# start of DATASET EXCERPT

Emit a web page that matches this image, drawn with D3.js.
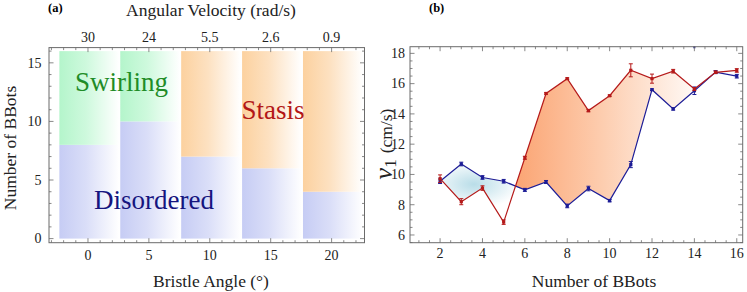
<!DOCTYPE html>
<meta charset="utf-8">
<style>
body { margin: 0; background: #fff; }
svg, svg text { font-family: "Liberation Serif", "Times New Roman", Times, "DejaVu Serif", serif; }
.frame { fill: none; stroke: #6b6b6b; stroke-width: 1; }
.tick { stroke: #6b6b6b; stroke-width: 0.8; }
.ticklab { font-size: 14px; fill: #222; }
.axlab { font-size: 17.5px; fill: #222; }
</style>
<body>
<script src="https://d3js.org/d3.v7.min.js"></script>
<script>

// ---- panel (a) data ----
var bristleAngles = [0, 5, 10, 15, 20];
var angVelLabels = ["30", "24", "5.5", "2.6", "0.9"];
var disorderTop = [8, 10, 7, 6, 4];      // disordered phase up to
var upperPhase = ["swirl", "swirl", "stasis", "stasis", "stasis"];
var phaseMax = 16;

// ---- panel (b) data ----
var nBots = [2, 3, 4, 5, 6, 7, 8, 9, 10, 11, 12, 13, 14, 15, 16];
var redV   = [9.72, 8.2, 9.1, 6.85, 11.1, 15.35, 16.33, 14.22, 15.2, 16.88, 16.33, 16.82, 15.64, 16.75, 16.87];
var redErr = [0.25, 0.2, 0.15, 0.15, 0.1, 0.05, 0.05, 0.08, 0.05, 0.43, 0.3, 0.12, 0.1, 0.08, 0.12];
var blueV   = [9.55, 10.69, 9.8, 9.55, 8.98, 9.5, 7.92, 9.07, 8.27, 10.65, 15.6, 14.33, 15.53, 16.76, 16.49];
var blueErr = [0.15, 0.12, 0.12, 0.12, 0.1, 0.1, 0.12, 0.15, 0.08, 0.2, 0.05, 0.08, 0.25, 0.1, 0.12];
var blueStray = [{n: 14, v: 18.4}];

var svg = d3.select("body").append("svg")
    .attr("width", 747)
    .attr("height", 292)
    .attr("font-family", "Liberation Serif, Times New Roman, DejaVu Serif, serif");
var defs = svg.append("defs");

function fade(id, col) {
  var g = defs.append("linearGradient").attr("id", id)
      .attr("x1", 0).attr("x2", 1).attr("y1", 0).attr("y2", 0);
  g.append("stop").attr("offset", 0).attr("stop-color", col);
  g.append("stop").attr("offset", 0.45).attr("stop-color", d3.interpolateRgb(col, "#fff")(0.35));
  g.append("stop").attr("offset", 1).attr("stop-color", "#fff");
}
fade("gSwirl", "#b4f5cb");
fade("gDis", "#c6ccf4");
fade("gStasis", "#fcd19f");

// draw ticks on a side of a frame
function ticks(g, scale, vals, len, side, other) {
  vals.forEach(function(v) {
    var p = scale(v);
    var l = g.append("line").attr("class", "tick");
    if (side == "bottom") l.attr("x1", p).attr("x2", p).attr("y1", other).attr("y2", other - len);
    if (side == "top") l.attr("x1", p).attr("x2", p).attr("y1", other).attr("y2", other + len);
    if (side == "left") l.attr("y1", p).attr("y2", p).attr("x1", other).attr("x2", other + len);
    if (side == "right") l.attr("y1", p).attr("y2", p).attr("x1", other).attr("x2", other - len);
  });
}

// ================= panel (a) =================
var xa = d3.scaleLinear().domain([-3.2, 22.7]).range([49, 364.5]);
var ya = d3.scaleLinear().domain([-0.35, 16.3]).range([242.7, 47.6]);
var ga = svg.append("g");

bristleAngles.forEach(function(a, i) {
  var x0 = xa(a - 2.35), x1 = xa(a + 2.55);
  ga.append("rect").attr("x", x0).attr("width", x1 - x0)
    .attr("y", ya(disorderTop[i])).attr("height", ya(0) - ya(disorderTop[i]))
    .attr("fill", "url(#gDis)");
  ga.append("rect").attr("x", x0).attr("width", x1 - x0)
    .attr("y", ya(phaseMax)).attr("height", ya(disorderTop[i]) - ya(phaseMax))
    .attr("fill", upperPhase[i] == "swirl" ? "url(#gSwirl)" : "url(#gStasis)");
});

ga.append("text").attr("x", 75).attr("y", 90.5).style("font-size", "27px")
  .attr("fill", "#1f8c27").text("Swirling");
ga.append("text").attr("x", 241.5).attr("y", 119.3).style("font-size", "27px")
  .attr("fill", "#b31717").text("Stasis");
ga.append("text").attr("x", 94).attr("y", 209.3).style("font-size", "27px")
  .attr("fill", "#15157f").text("Disordered");

ga.append("rect").attr("class", "frame")
  .attr("x", xa.range()[0]).attr("y", ya.range()[1])
  .attr("width", xa.range()[1] - xa.range()[0]).attr("height", ya.range()[0] - ya.range()[1]);

var xaMinor = d3.range(-3, 23, 1).filter(function(v) { return v % 5 != 0; });
var yaMinor = d3.range(0, 17, 1).filter(function(v) { return v % 5 != 0; });
ticks(ga, xa, bristleAngles, 4.5, "bottom", ya.range()[0]);
ticks(ga, xa, xaMinor, 2.5, "bottom", ya.range()[0]);
ticks(ga, xa, bristleAngles, 4.5, "top", ya.range()[1]);
ticks(ga, xa, xaMinor, 2.5, "top", ya.range()[1]);
ticks(ga, ya, [0, 5, 10, 15], 4.5, "left", xa.range()[0]);
ticks(ga, ya, yaMinor, 2.5, "left", xa.range()[0]);
ticks(ga, ya, [0, 5, 10, 15], 4.5, "right", xa.range()[1]);
ticks(ga, ya, yaMinor, 2.5, "right", xa.range()[1]);

ga.selectAll(".xlab").data(bristleAngles).enter().append("text")
  .attr("class", "ticklab").attr("text-anchor", "middle")
  .attr("x", function(d) { return xa(d); }).attr("y", 260)
  .text(function(d) { return d; });
ga.selectAll(".toplab").data(bristleAngles).enter().append("text")
  .attr("class", "ticklab").attr("text-anchor", "middle")
  .attr("x", function(d) { return xa(d); }).attr("y", 41.5)
  .text(function(d, i) { return angVelLabels[i]; });
ga.selectAll(".ylab").data([0, 5, 10, 15]).enter().append("text")
  .attr("class", "ticklab").attr("text-anchor", "end")
  .attr("x", 41.5).attr("y", function(d) { return ya(d) + 4.8; })
  .text(function(d) { return d; });

ga.append("text").attr("class", "axlab").attr("text-anchor", "middle")
  .attr("x", 211).attr("y", 15.6).text("Angular Velocity (rad/s)");
ga.append("text").attr("class", "axlab").attr("text-anchor", "middle")
  .attr("x", 211).attr("y", 287).text("Bristle Angle (°)");
ga.append("text").attr("class", "axlab").attr("text-anchor", "middle")
  .attr("transform", "translate(15.8,148) rotate(-90)").text("Number of BBots");
ga.append("text").attr("x", 48).attr("y", 12).style("font-size", "12.5px")
  .style("font-weight", "bold").text("(a)");

// ================= panel (b) =================
var xb = d3.scaleLinear().domain([0.58, 16.28]).range([410, 742.7]);
var yb = d3.scaleLinear().domain([5.49, 18.44]).range([242.7, 46.7]);
var gb = svg.append("g");

var og = defs.append("linearGradient").attr("id", "gOrange")
    .attr("gradientUnits", "userSpaceOnUse")
    .attr("x1", xb(5.6)).attr("x2", xb(14.6)).attr("y1", 0).attr("y2", 0);
og.append("stop").attr("offset", 0).attr("stop-color", "#fba574");
og.append("stop").attr("offset", 0.45).attr("stop-color", "#fdcdaf");
og.append("stop").attr("offset", 1).attr("stop-color", "#ffffff");

var bg = defs.append("radialGradient").attr("id", "gTeal")
    .attr("gradientUnits", "userSpaceOnUse")
    .attr("cx", xb(3.6)).attr("cy", yb(9.35)).attr("r", 48)
    .attr("gradientTransform", "translate(" + xb(3.6) + "," + yb(9.35) + ") scale(1,0.5) translate(" + (-xb(3.6)) + "," + (-yb(9.35)) + ")");
bg.append("stop").attr("offset", 0).attr("stop-color", "#b9dde8");
bg.append("stop").attr("offset", 1).attr("stop-color", "#ffffff");

var pts = nBots.map(function(n, i) { return {n: n, r: redV[i], b: blueV[i]}; });

// clip regions above / below the blue curve
defs.append("clipPath").attr("id", "aboveBlue").append("path")
  .attr("d", d3.area().x(function(d) { return xb(d.n); })
    .y0(function(d) { return yb(d.b); }).y1(0)(pts));
defs.append("clipPath").attr("id", "belowBlue").append("path")
  .attr("d", d3.area().x(function(d) { return xb(d.n); })
    .y0(function(d) { return yb(d.b); }).y1(300)(pts));

var between = d3.area().x(function(d) { return xb(d.n); })
    .y0(function(d) { return yb(d.b); })
    .y1(function(d) { return yb(d.r); });
gb.append("path").attr("d", between(pts)).attr("fill", "url(#gOrange)")
  .attr("clip-path", "url(#aboveBlue)");
gb.append("path").attr("d", between(pts)).attr("fill", "url(#gTeal)")
  .attr("clip-path", "url(#belowBlue)");

function series(vals, errs, col) {
  var line = d3.line().x(function(d, i) { return xb(nBots[i]); })
      .y(function(d) { return yb(d); });
  gb.append("path").attr("d", line(vals)).attr("fill", "none")
    .attr("stroke", col).attr("stroke-width", 1.2);
  vals.forEach(function(v, i) {
    var x = xb(nBots[i]), lo = yb(v - errs[i]), hi = yb(v + errs[i]);
    gb.append("line").attr("x1", x).attr("x2", x).attr("y1", lo).attr("y2", hi)
      .attr("stroke", col).attr("stroke-width", 1);
    [lo, hi].forEach(function(yy) {
      gb.append("line").attr("x1", x - 2).attr("x2", x + 2).attr("y1", yy).attr("y2", yy)
        .attr("stroke", col).attr("stroke-width", 1);
    });
    gb.append("rect").attr("x", x - 1.6).attr("y", yb(v) - 1.6)
      .attr("width", 3.2).attr("height", 3.2).attr("fill", col);
  });
}
series(blueV, blueErr, "#1c1c96");
series(redV, redErr, "#b51a1a");
blueStray.forEach(function(d) {
  gb.append("rect").attr("x", xb(d.n) - 1).attr("y", yb(d.v) - 1)
    .attr("width", 2).attr("height", 2).attr("fill", "#1c1c96");
});

gb.append("rect").attr("class", "frame")
  .attr("x", xb.range()[0]).attr("y", yb.range()[1])
  .attr("width", xb.range()[1] - xb.range()[0]).attr("height", yb.range()[0] - yb.range()[1]);

var xbMajor = d3.range(2, 17, 2);
var xbMinor = d3.range(1, 16.3, 0.5).filter(function(v) { return v % 2 != 0; });
var ybMajor = d3.range(6, 19, 2);
var ybMinor = d3.range(5.5, 18.45, 0.5).filter(function(v) { return v % 2 != 0; });
ticks(gb, xb, xbMajor, 4.5, "bottom", yb.range()[0]);
ticks(gb, xb, xbMinor, 2.5, "bottom", yb.range()[0]);
ticks(gb, xb, xbMajor, 4.5, "top", yb.range()[1]);
ticks(gb, xb, xbMinor, 2.5, "top", yb.range()[1]);
ticks(gb, yb, ybMajor, 4.5, "left", xb.range()[0]);
ticks(gb, yb, ybMinor, 2.5, "left", xb.range()[0]);
ticks(gb, yb, ybMajor, 4.5, "right", xb.range()[1]);
ticks(gb, yb, ybMinor, 2.5, "right", xb.range()[1]);

gb.selectAll(".xlab").data(xbMajor).enter().append("text")
  .attr("class", "ticklab").attr("text-anchor", "middle")
  .attr("x", function(d) { return xb(d); }).attr("y", 258)
  .text(function(d) { return d; });
gb.selectAll(".ylab").data(ybMajor).enter().append("text")
  .attr("class", "ticklab").attr("text-anchor", "end")
  .attr("x", 405).attr("y", function(d) { return yb(d) + 4.8; })
  .text(function(d) { return d; });

gb.append("text").attr("class", "axlab").attr("text-anchor", "middle")
  .attr("x", 594).attr("y", 287).text("Number of BBots");
var yl = gb.append("text").attr("class", "axlab").attr("text-anchor", "middle")
  .attr("transform", "translate(392,144) rotate(-90)");
yl.append("tspan").style("font-size", "26px").style("font-style", "italic").text("v");
yl.append("tspan").style("font-size", "17px").attr("dy", 4).text("1");
yl.append("tspan").attr("dy", -4).attr("dx", 6).text("(cm/s)");
gb.append("text").attr("x", 429).attr("y", 12).style("font-size", "12.5px")
  .style("font-weight", "bold").text("(b)");

</script>
</body>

# end of DATASET EXCERPT

■ **DIRECTIONS FOR THIS TASK**: Leave out any pictures, please, and quote only the lines from the top of the data through the line that contains "var phaseMax = 16;".

■ **RESPONSE TO THE TASK**:
Emit a web page that matches this image, drawn with D3.js.
<!DOCTYPE html>
<meta charset="utf-8">
<style>
body { margin: 0; background: #fff; }
svg, svg text { font-family: "Liberation Serif", "Times New Roman", Times, "DejaVu Serif", serif; }
.frame { fill: none; stroke: #6b6b6b; stroke-width: 1; }
.tick { stroke: #6b6b6b; stroke-width: 0.8; }
.ticklab { font-size: 14px; fill: #222; }
.axlab { font-size: 17.5px; fill: #222; }
</style>
<body>
<script src="https://d3js.org/d3.v7.min.js"></script>
<script>

// ---- panel (a) data ----
var bristleAngles = [0, 5, 10, 15, 20];
var angVelLabels = ["30", "24", "5.5", "2.6", "0.9"];
var disorderTop = [8, 10, 7, 6, 4];      // disordered phase up to
var upperPhase = ["swirl", "swirl", "stasis", "stasis", "stasis"];
var phaseMax = 16;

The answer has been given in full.